IN THE LIGHT OF DARKNESS
Director Koel Sen
Genre Documentary
Location India
Language English, Hindi, Bengali
Running time 90 minutes
Stage of production in production
Country of production France, India, Germany
Year 2027
LOGLINE
Accused of plotting to assassinate India’s Prime Minister, political activist Shoma is imprisoned for six years without trial. Through letters to her incarcerated mother, her filmmaker daughter Koel pieces together a family history of resistance, revealing the personal cost of dissent in contemporary India.
SYNOPSIS
In the Light of Darkness unfolds through letters written by Koel, a 30-year-old documentary filmmaker, to her 60-year old activist mother in prison, Shoma. Through these personal letters she traces her own family history rooted in politics and untold family stories, uncovering the personal cost of revolution and the enduring strength of her parents’ love in the face of danger, sacrifice, and the political turmoil that defined their generation. Addressed directly to you, Koel’s letters to her mother form the film’s emotional spine: an archive of love, survival, and political inheritance.
The film opens with Koel’s first letter, written in shock.
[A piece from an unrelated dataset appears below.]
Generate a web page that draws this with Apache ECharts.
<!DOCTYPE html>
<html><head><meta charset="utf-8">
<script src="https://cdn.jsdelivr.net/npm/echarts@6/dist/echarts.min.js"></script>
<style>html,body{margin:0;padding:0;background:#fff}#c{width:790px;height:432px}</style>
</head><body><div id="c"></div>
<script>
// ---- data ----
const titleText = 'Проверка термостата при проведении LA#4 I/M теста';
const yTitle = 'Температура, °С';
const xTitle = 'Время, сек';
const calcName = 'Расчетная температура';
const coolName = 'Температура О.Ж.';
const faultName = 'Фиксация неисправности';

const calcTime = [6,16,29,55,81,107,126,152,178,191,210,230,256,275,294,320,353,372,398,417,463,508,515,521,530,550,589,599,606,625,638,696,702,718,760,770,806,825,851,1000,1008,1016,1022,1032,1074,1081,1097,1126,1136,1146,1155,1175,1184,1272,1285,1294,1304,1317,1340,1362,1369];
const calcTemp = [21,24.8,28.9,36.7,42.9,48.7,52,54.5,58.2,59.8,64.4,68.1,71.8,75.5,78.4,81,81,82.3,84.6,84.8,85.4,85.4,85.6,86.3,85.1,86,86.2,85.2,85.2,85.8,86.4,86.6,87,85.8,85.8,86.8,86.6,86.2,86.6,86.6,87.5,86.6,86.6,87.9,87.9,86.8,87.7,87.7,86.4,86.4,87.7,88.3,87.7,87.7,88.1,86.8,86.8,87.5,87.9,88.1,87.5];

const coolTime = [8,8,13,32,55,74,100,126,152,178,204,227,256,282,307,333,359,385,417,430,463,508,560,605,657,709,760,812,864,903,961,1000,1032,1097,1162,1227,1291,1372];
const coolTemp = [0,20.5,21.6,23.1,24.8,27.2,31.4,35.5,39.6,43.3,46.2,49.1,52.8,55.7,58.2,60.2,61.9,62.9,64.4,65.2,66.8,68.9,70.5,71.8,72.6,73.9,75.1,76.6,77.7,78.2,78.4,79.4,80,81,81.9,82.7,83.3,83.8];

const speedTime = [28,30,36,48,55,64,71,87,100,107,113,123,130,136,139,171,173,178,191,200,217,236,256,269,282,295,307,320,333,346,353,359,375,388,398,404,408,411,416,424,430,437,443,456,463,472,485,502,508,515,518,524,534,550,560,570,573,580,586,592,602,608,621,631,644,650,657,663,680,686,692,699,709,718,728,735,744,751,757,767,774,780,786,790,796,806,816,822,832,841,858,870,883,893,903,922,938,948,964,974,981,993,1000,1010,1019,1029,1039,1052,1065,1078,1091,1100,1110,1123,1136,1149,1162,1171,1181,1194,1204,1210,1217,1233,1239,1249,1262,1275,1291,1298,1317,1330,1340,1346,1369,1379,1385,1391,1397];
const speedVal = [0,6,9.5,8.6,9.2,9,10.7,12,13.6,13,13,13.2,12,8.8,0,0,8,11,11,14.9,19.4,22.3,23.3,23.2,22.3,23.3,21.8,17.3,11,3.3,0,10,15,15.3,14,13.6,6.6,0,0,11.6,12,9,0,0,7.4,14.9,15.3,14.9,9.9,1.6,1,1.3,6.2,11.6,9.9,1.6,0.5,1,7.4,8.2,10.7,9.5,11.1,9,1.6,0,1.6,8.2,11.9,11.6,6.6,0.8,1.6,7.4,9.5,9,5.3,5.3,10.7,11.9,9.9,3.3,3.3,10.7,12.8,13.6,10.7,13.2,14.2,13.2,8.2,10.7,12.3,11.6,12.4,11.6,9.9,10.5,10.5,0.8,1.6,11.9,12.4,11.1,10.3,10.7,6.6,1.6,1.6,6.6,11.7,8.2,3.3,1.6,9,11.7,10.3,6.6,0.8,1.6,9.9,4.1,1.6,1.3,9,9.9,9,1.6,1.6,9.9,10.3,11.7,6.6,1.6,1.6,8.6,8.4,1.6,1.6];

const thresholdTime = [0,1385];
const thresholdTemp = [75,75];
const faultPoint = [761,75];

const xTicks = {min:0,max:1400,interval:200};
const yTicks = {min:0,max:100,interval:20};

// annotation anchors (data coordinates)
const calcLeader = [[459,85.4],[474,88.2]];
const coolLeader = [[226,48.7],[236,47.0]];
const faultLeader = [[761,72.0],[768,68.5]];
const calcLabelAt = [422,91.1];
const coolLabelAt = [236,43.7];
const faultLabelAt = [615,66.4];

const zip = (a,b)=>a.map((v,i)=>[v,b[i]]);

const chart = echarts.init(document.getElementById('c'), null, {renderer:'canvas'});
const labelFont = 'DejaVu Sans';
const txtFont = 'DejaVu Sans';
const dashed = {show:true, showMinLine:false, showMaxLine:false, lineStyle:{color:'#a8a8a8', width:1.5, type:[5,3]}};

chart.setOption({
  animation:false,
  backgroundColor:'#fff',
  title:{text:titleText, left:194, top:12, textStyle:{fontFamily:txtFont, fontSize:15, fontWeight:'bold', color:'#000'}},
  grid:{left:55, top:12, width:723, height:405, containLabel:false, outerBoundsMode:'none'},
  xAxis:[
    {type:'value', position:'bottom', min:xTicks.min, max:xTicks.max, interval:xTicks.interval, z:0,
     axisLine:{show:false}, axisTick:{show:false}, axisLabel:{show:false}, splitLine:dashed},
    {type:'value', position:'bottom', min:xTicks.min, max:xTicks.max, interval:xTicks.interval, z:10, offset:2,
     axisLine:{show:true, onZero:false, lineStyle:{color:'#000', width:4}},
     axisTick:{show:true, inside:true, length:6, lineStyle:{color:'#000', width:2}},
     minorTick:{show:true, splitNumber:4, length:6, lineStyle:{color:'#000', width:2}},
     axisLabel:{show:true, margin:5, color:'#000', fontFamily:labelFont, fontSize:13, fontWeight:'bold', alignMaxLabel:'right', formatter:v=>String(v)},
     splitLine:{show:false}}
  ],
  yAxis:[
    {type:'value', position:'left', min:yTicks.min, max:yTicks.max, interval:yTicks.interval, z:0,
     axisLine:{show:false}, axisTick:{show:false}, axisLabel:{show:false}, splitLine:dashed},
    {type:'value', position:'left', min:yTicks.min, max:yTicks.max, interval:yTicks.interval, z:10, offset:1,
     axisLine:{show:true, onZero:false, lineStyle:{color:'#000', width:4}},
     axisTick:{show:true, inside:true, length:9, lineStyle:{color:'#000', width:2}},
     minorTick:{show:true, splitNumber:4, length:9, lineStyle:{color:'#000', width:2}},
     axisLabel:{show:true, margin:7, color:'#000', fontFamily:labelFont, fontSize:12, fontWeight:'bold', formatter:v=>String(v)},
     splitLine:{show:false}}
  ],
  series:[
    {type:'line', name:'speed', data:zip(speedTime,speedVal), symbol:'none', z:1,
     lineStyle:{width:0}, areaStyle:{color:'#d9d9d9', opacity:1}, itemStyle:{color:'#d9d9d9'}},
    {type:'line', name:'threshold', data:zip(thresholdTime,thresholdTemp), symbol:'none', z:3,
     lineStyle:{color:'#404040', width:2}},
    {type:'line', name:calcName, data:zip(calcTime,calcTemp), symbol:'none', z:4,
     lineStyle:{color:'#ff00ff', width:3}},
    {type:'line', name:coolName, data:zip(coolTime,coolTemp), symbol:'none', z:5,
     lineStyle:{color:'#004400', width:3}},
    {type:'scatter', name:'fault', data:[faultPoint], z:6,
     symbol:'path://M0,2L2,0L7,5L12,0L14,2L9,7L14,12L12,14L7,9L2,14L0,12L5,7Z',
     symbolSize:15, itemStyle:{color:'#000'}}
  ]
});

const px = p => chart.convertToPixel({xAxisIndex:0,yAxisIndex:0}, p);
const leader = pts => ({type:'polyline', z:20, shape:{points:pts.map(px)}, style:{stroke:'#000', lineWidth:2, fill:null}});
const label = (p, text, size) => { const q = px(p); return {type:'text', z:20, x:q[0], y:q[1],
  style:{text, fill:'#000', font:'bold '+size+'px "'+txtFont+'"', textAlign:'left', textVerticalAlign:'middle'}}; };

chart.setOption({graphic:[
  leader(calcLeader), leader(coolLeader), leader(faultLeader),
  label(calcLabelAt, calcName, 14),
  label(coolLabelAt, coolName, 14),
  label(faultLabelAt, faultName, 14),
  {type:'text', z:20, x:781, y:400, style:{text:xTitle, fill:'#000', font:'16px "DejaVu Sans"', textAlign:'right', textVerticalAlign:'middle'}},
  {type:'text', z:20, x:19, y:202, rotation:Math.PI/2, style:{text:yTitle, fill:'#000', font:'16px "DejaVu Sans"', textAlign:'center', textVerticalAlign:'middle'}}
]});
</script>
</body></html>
Koel recounts the raid on her childhood home and the sudden collapse of ordinary life. In court, a Public Prosecutor claims, ‘a Rajiv Gandhi-like assassination’ was being plotted in that house—her house. Koel struggles to comprehend how a space of books, warm-meals, and childhood routines is transformed into a crime scene. Koel documents her first journey to Pune to meet her mother in Police custody, confronting the shock of separation formalized by walls, guards, and time limits.
As the letters continue, the film moves between past and present—between dreams, memories, and the daily realities of imprisonment. Koel recalls growing up as the daughter of an activist, a life shaped by long absences, going for demonstrations, and a constant fear of losing her mother. Each letter encapsulated Koel’s many worlds – of that of prison logistics of survival: medicines, money orders; her personal life in Mumbai and a failing relationship; news about her mother’s case and court updates and public campaigns that place her private grief within a larger collective resistance. While her words remain hopeful, Koel herself begins to unravel, slipping into chronic depression and anxiety.
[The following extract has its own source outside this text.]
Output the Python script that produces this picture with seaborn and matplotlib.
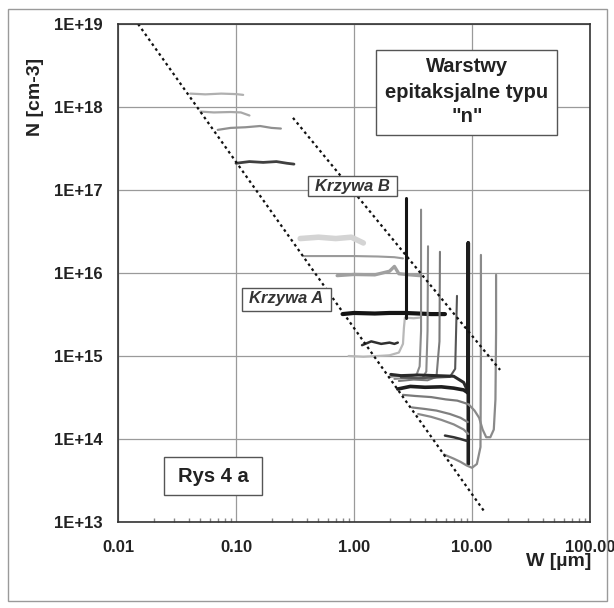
import matplotlib
matplotlib.use("Agg")
import matplotlib.pyplot as plt
import seaborn as sns
import pandas as pd
from matplotlib.patches import Rectangle
from matplotlib.ticker import FixedLocator, FixedFormatter, LogLocator, NullFormatter, NullLocator

# ---------------- data ----------------
x_ticks = [0.01, 0.1, 1, 10, 100]
x_tick_labels = ["0.01", "0.10", "1.00", "10.00", "100.00"]
y_ticks = [1e13, 1e14, 1e15, 1e16, 1e17, 1e18, 1e19]
y_tick_labels = ["1E+13", "1E+14", "1E+15", "1E+16", "1E+17", "1E+18", "1E+19"]

lineA_W = [0.0148, 12.9]
lineA_N = [1e19, 1.3e13]
lineB_W = [0.304, 17.3]
lineB_N = [7.4e17, 6.8e14]

c1_W = [0.041, 0.055, 0.075, 0.1, 0.115]
c1_N = [1.45e18, 1.42e18, 1.45e18, 1.43e18, 1.40e18]
c2_W = [0.05, 0.065, 0.09, 0.11, 0.13]
c2_N = [8.8e17, 8.6e17, 8.7e17, 8.6e17, 7.9e17]
c3_W = [0.07, 0.09, 0.12, 0.16, 0.2, 0.24]
c3_N = [5.3e17, 5.6e17, 5.7e17, 5.9e17, 5.6e17, 5.5e17]
c4_W = [0.1, 0.13, 0.17, 0.22, 0.27, 0.31]
c4_N = [2.1e17, 2.2e17, 2.15e17, 2.2e17, 2.1e17, 2.05e17]

c5_W = [0.35, 0.5, 0.7, 0.95, 1.2]
c5_N = [2.6e16, 2.7e16, 2.6e16, 2.7e16, 2.3e16]
c6_W = [0.37, 0.6, 1.0, 1.6, 2.2, 2.6]
c6_N = [1.6e16, 1.6e16, 1.6e16, 1.58e16, 1.55e16, 1.5e16]
c7_W = [0.72, 1.0, 1.5, 2.0, 2.2, 2.4, 3.0, 3.6]
c7_N = [9.3e15, 9.6e15, 9.5e15, 1.05e16, 1.2e16, 9.8e15, 9.5e15, 9.3e15]
c8_W = [0.8, 1.0, 1.5, 2.0, 2.7, 3.5, 4.5, 5.9]
c8_N = [3.2e15, 3.3e15, 3.25e15, 3.3e15, 3.3e15, 3.25e15, 3.2e15, 3.2e15]
c8s_W = [2.75, 2.75]
c8s_N = [2.9e15, 8e16]
c9_W = [1.17, 1.4, 1.7, 2.0, 2.2, 2.35]
c9_N = [1.35e15, 1.5e15, 1.4e15, 1.45e15, 1.4e15, 1.45e15]
c10_W = [0.9, 1.2, 1.6, 2.0, 2.4, 2.6, 2.65, 2.7, 3.2, 3.6]
c10_N = [1.0e15, 0.98e15, 1.0e15, 1.02e15, 1.1e15, 1.4e15, 2.2e15, 2.9e15, 2.85e15, 2.9e15]

L1_W = [2.0, 2.5, 3.0, 3.4, 3.6, 3.7, 3.7]
L1_N = [5.6e14, 5.8e14, 5.7e14, 6e14, 7.5e14, 2e15, 5.8e16]
L2_W = [2.2, 3.0, 3.8, 4.1, 4.2, 4.24]
L2_N = [5.3e14, 5.5e14, 5.4e14, 6.5e14, 2e15, 2.1e16]
L3_W = [2.4, 3.2, 4.2, 5.0, 5.3, 5.35]
L3_N = [5.0e14, 5.2e14, 5.1e14, 5.6e14, 1.5e15, 1.8e16]
L4_W = [2.5, 3.5, 5.0, 6.5, 7.2, 7.46]
L4_N = [5.5e14, 5.4e14, 5.5e14, 5.6e14, 7e14, 5.3e15]
L5_W = [2.05, 2.5, 3.5, 5.0, 7.0, 8.5, 9.2]
L5_N = [6.0e14, 5.8e14, 5.9e14, 5.8e14, 5.7e14, 4.8e14, 3.8e14]
L6_W = [2.35, 3.0, 4.0, 5.5, 7.0, 8.5, 9.25, 9.3, 9.3, 9.3]
L6_N = [4.0e14, 4.3e14, 4.2e14, 4.25e14, 4.1e14, 3.9e14, 3.6e14, 2e15, 2.3e16, 5e13]
L7_W = [2.6, 3.3, 4.5, 6.0, 7.5, 8.8, 9.4]
L7_N = [3.4e14, 3.3e14, 3.2e14, 3.0e14, 2.9e14, 2.7e14, 2.6e14]
L8_W = [3.1, 4.0, 5.0, 6.5, 8.0, 9.2]
L8_N = [2.4e14, 2.3e14, 2.2e14, 2.0e14, 1.8e14, 1.6e14]
L9_W = [3.5, 4.5, 5.5, 7.0, 8.5, 9.3]
L9_N = [2.0e14, 1.85e14, 1.7e14, 1.5e14, 1.3e14, 1.15e14]
L10_W = [5.9, 7.0, 8.0, 9.0]
L10_N = [1.1e14, 1.05e14, 1.0e14, 0.95e14]
L11_W = [5.8, 7.0, 8.0, 9.0, 10.0, 11.0, 11.8, 11.9, 11.9]
L11_N = [6.5e13, 5.8e13, 5.3e13, 4.8e13, 4.5e13, 5.0e13, 8e13, 1e15, 1.65e16]
L12_W = [9.4, 10.5, 11.5, 12.3, 13.2, 14.3, 15.3, 15.8, 16.0, 16.0]
L12_N = [2.6e14, 2.2e14, 1.8e14, 1.3e14, 1.05e14, 1.05e14, 1.3e14, 3e14, 2e15, 9.5e15]

curves = [
    (c1_W, c1_N, "#b0b0b0", 1.6),
    (c2_W, c2_N, "#a8a8a8", 1.6),
    (c3_W, c3_N, "#909090", 1.6),
    (c4_W, c4_N, "#404040", 2.0),
    (c5_W, c5_N, "#d4d4d4", 4.0),
    (c6_W, c6_N, "#9a9a9a", 1.5),
    (c7_W, c7_N, "#a0a0a0", 2.4),
    (c10_W, c10_N, "#b8b8b8", 1.6),
    (c8_W, c8_N, "#151515", 3.0),
    (c8s_W, c8s_N, "#151515", 2.2),
    (c9_W, c9_N, "#303030", 1.8),
    (L1_W, L1_N, "#8a8a8a", 1.5),
    (L2_W, L2_N, "#8a8a8a", 1.5),
    (L3_W, L3_N, "#7a7a7a", 1.5),
    (L4_W, L4_N, "#555555", 1.5),
    (L5_W, L5_N, "#2a2a2a", 2.2),
    (L6_W, L6_N, "#1e1e1e", 2.6),
    (L7_W, L7_N, "#7a7a7a", 1.6),
    (L8_W, L8_N, "#808080", 1.6),
    (L9_W, L9_N, "#8a8a8a", 1.6),
    (L10_W, L10_N, "#333333", 1.8),
    (L11_W, L11_N, "#8a8a8a", 1.6),
    (L12_W, L12_N, "#8a8a8a", 1.6),
]

# ---------------- figure ----------------
sns.set_theme(style="white")
plt.rcParams["font.family"] = ["Liberation Sans", "DejaVu Sans"]
plt.rcParams["font.weight"] = "bold"

W_PX, H_PX = 614, 608
fig = plt.figure(figsize=(W_PX / 100, H_PX / 100), dpi=100, facecolor="white")
ax = fig.add_axes([118 / W_PX, 1 - 522 / H_PX, (590 - 118) / W_PX, (522 - 24) / H_PX])
ax.set_xscale("log")
ax.set_yscale("log")
ax.set_xlim(0.01, 100)
ax.set_ylim(1e13, 1e19)

ax.grid(True, which="major", color="#9a9a9a", lw=0.9)
ax.set_axisbelow(True)

for W, N, col, lw in curves:
    sns.lineplot(x=W, y=N, ax=ax, color=col, lw=lw, sort=False, estimator=None)

for W, N in [(lineA_W, lineA_N), (lineB_W, lineB_N)]:
    sns.lineplot(x=W, y=N, ax=ax, color="#111111", lw=1.6, sort=False,
                 estimator=None, linestyle=(0, (1.2, 1.5)))

ax.xaxis.set_major_locator(FixedLocator(x_ticks))
ax.xaxis.set_major_formatter(FixedFormatter(x_tick_labels))
ax.yaxis.set_major_locator(FixedLocator(y_ticks))
ax.yaxis.set_major_formatter(FixedFormatter(y_tick_labels))
ax.xaxis.set_minor_locator(LogLocator(base=10, subs=range(2, 10)))
ax.xaxis.set_minor_formatter(NullFormatter())
ax.yaxis.set_minor_locator(NullLocator())
ax.tick_params(axis="x", which="major", length=0, pad=13, labelsize=12)
ax.tick_params(axis="y", which="major", length=0, pad=11, labelsize=12)
ax.tick_params(axis="x", which="minor", direction="in", length=3, color="#888888", bottom=True)
for lab in ax.get_xticklabels() + ax.get_yticklabels():
    lab.set_fontweight("bold")
    lab.set_color("#222222")
for sp in ax.spines.values():
    sp.set_color("#333333")
    sp.set_linewidth(1.2)
ax.set_xlabel("")
ax.set_ylabel("")

def fx(px):
    return px / W_PX

def fy(py):
    return 1 - py / H_PX

fig.text(fx(35), fy(97), "N [cm-3]", rotation=90, ha="center", va="center",
         fontsize=14, fontweight="bold", color="#222222")
fig.text(fx(559), fy(562), "W [\u00b5m]", ha="center", va="center",
         fontsize=14, fontweight="bold", color="#222222")

def box(x0, y0, x1, y1):
    fig.patches.append(Rectangle((fx(x0), fy(y1)), fx(x1) - fx(x0), fy(y0) - fy(y1),
                                 transform=fig.transFigure, facecolor="white",
                                 edgecolor="#555555", lw=1.0, zorder=5))

box(376, 50, 557, 135)
for txt, yy in [("Warstwy", 67), ("epitaksjalne typu", 93), ("\"n\"", 116)]:
    fig.text(fx(467), fy(yy), txt, ha="center", va="center", fontsize=14.5,
             fontweight="bold", color="#222222", zorder=6)

box(308, 176, 397, 196)
fig.text(fx(352), fy(186), "Krzywa B", ha="center", va="center", fontsize=12,
         fontweight="bold", fontstyle="italic", color="#333333", zorder=6)
box(242, 288, 331, 311)
fig.text(fx(286), fy(299), "Krzywa A", ha="center", va="center", fontsize=12,
         fontweight="bold", fontstyle="italic", color="#333333", zorder=6)
box(164, 457, 262, 495)
fig.text(fx(213), fy(476), "Rys 4 a", ha="center", va="center", fontsize=14.5,
         fontweight="bold", color="#222222", zorder=6)

# outer frame
fig.patches.append(Rectangle((fx(8), fy(601)), fx(607) - fx(8), fy(9) - fy(601),
                             transform=fig.transFigure, facecolor="none",
                             edgecolor="#9a9a9a", lw=1.0))

fig.savefig("out.png", dpi=100, facecolor="white")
When the COVID-19 lockdown is announced, communication from prison abruptly stops. News dries up. Letters go unanswered. Visits are suspended. The film enters a long, unsettling silence mirroring both personal isolation and a nation under confinement. This pause breaks with a phone call—her mother’s voice heard for the first time—followed by video calls that restore her presence to the present tense.
On 12 April 2024, after six years, Koel’s mother was released on bail. Koel captures the moment on her phone—trembling, imperfect, real. The film ends with a quiet epilogue of reunion and fragile normalcy, while reminding us that the struggle continues, and many others like her mother still remain imprisoned.
DIRECTOR — Koel Sen
Koel Sen is a filmmaker, artist and producer from India who is currently an artist-in-residence at the Halle14 in Leipzig, where she is working on her current documentary project. In her film work Koel combines film-footage (original and found), personal archives, text, still images and new media to explore collective memory, marginalised histories, and women’s role in political movements in India. She was recently selected at IDFAcademy 2025. A Berlinale Talent (2023), Koel developed In the Light of Darkness at the Doc Station. She was awarded the ‘maecenia’ Grant for women artists in Frankfurt (2023). Koel has also presented her project at the DOK Leipzig (2022) and has also been an artist-in-residence at the ADKDW, Cologne (2022). An alumna of the Film & Television Institute of India (FTII) and La FÉMIS, Paris, Koel’s films have screened globally at film-festivals and art platforms. Her shortdocumentary Bahava won the Emerging Talent Award at IAWRT Philippines and screened at the Grenoble Indian Film Festival (2021). Her short fiction Valay premiered at IDSFFK, Kerala (2019).